Ou seja, uma vitória do PSD com uma vantagem reduzida face ao PS mas com a esquerda (PS/PCP/Bloco + PAN) a continuar a ter maioria no Parlamento. É para mim claro que, neste cenário, Pedro Nuno Santos iria disputar a liderança do partido a António Costa para liderar essa maioria de esquerda e constituir Governo. E se o fizer, Pedro Nuno tem boas hipóteses de o conseguir, tal foi o trabalho de formiguinha que fez nos últimos anos para controlar o aparelho do PS.
6 O que dizer do Presidente Marcelo Rebelo de Sousa? Em primeiro lugar, não esteve bem a impor logo à cabeça que a dissolução da Assembleia da República era a única solução. Não só se se precipitou como se colocou a si próprio num colete de forças do qual não conseguiu sair.
Dito isto, Marcelo tentou ser sempre coerente com a sua ideia de estabilidade, tentando evitar ao máximo o chumbo do OE, fazendo démarches junto do PSD/Madeira e recebendo Paulo Rangel (e Carlos Moedas) enquanto decorria o debate do OE. Exorbitou as suas funções? Muito menos do que o Presidente Mário Soares fez a Vítor Constâncio, secretário-geral do PS entre 1986 e 88. E ainda menos do que o mesmo Soares fez a Cavaco Silva, chegando a patrocinar um congresso da oposição ao então primeiro-ministro.
Na questão das datas para as eleições legislativas, basta recordar o aconteceu na crise do pântano em 2001:
- 16/12/2001 — data das eleições autárquicas de 2000 que levaram à demissão de António Guterres;
- 04/01/2002 – data-limite para apresentar candidaturas à liderança socialista;
- 18/01/2002 – convenção nacional do PS para eleger Ferro Rodrigues como secretário-geral do PS;
- 17/03/2002 – data das eleições legislativas antecipadas nas quais o PSD de Durão Barroso saiu vencedor.

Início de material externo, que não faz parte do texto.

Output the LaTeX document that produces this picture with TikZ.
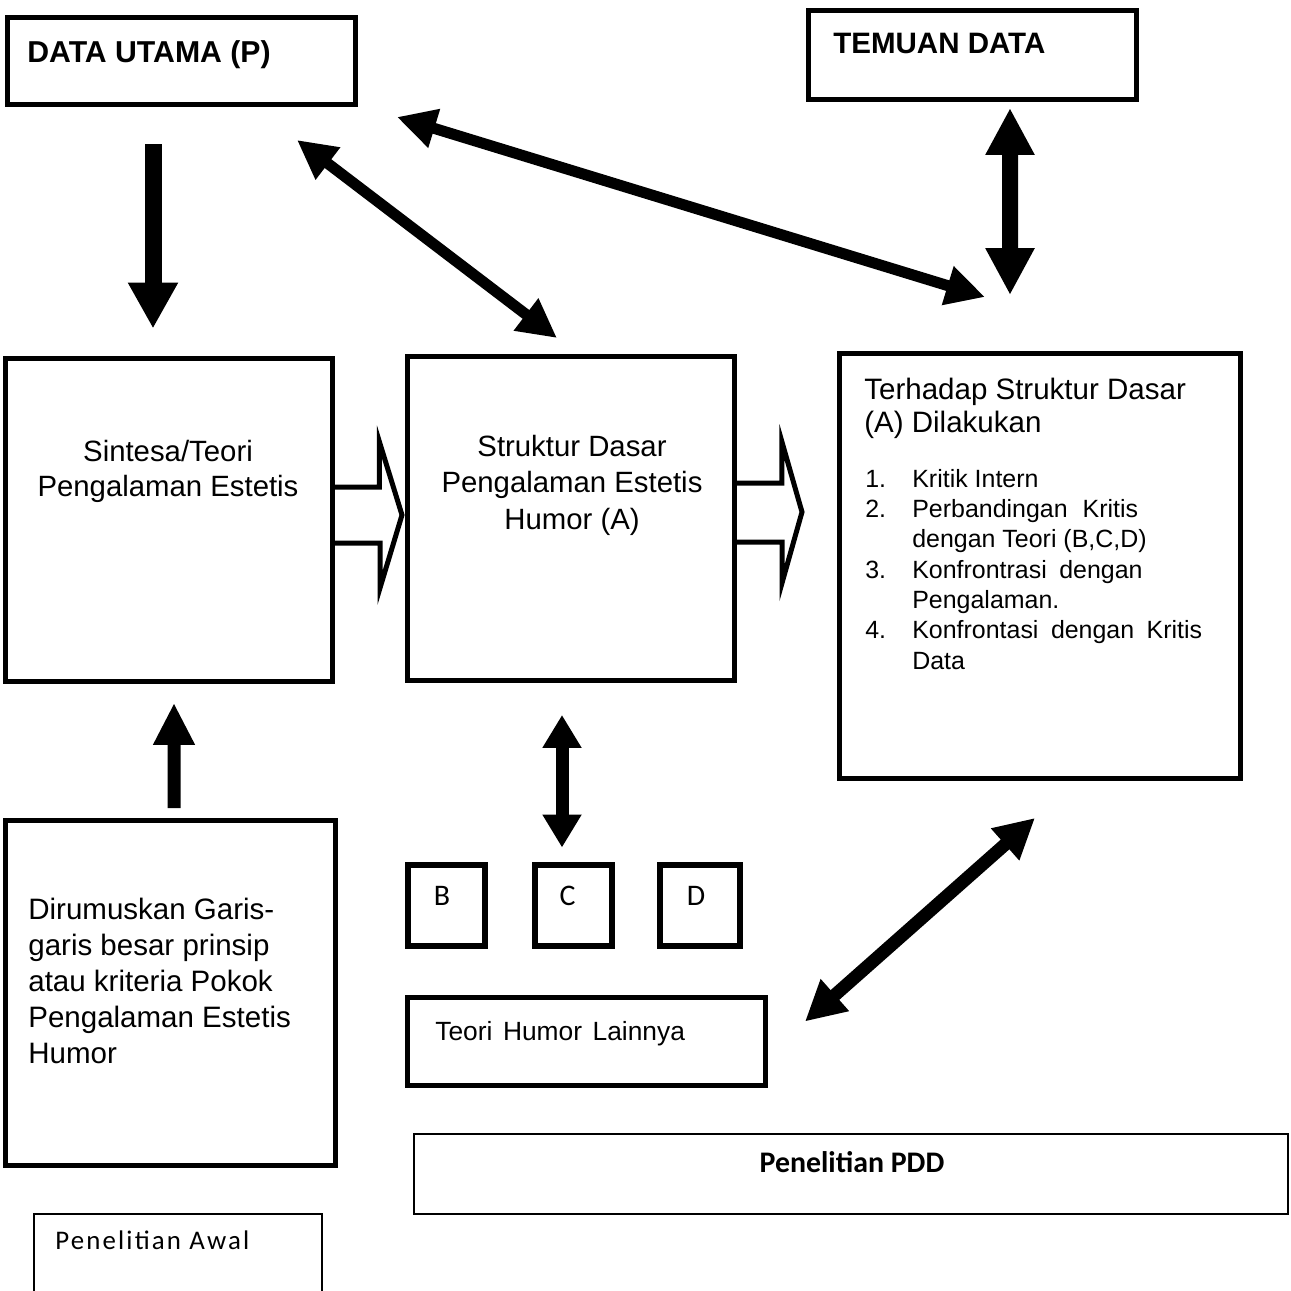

Ou seja, o Presidente Jorge Sampaio criou as condições para o PS de Ferro Rodrigues se preparar convenientemente para as legislativas de 17 de março. Entre a demissão de Guterres e a data das legislativas antecipadas, decorreram cerca de 90 dias.
Sendo certo que o Governo não está demissionário e continua na plenitude das suas funções, Marcelo Rebelo de Sousa tem toda a margem para não se deixar condicionar com as sugestões dos partidos da Geringonça defunta e os pedidos (desesperados) de Rui Rio e Francisco Rodrigues dos Santos para marcar as eleições legislativas antecipadas para 16 de janeiro. Há um interesse particular destes últimos dois em adiar as respetivas eleições internas, tal como há um interesse político da esquerda (e do Chega) em que o PSD não seja liderado por Paulo Rangel.
Marcelo não pode deixar-se condicionar por estas pressões políticas e tem de guiar-se, tal como o próprio afirmou este domingo, pelo “interesse nacional”. E o bom senso — e a dignidade das instituições democráticas — manda que as eleições gerais sejam marcadas para 30 de janeiro ou 6 de fevereiro.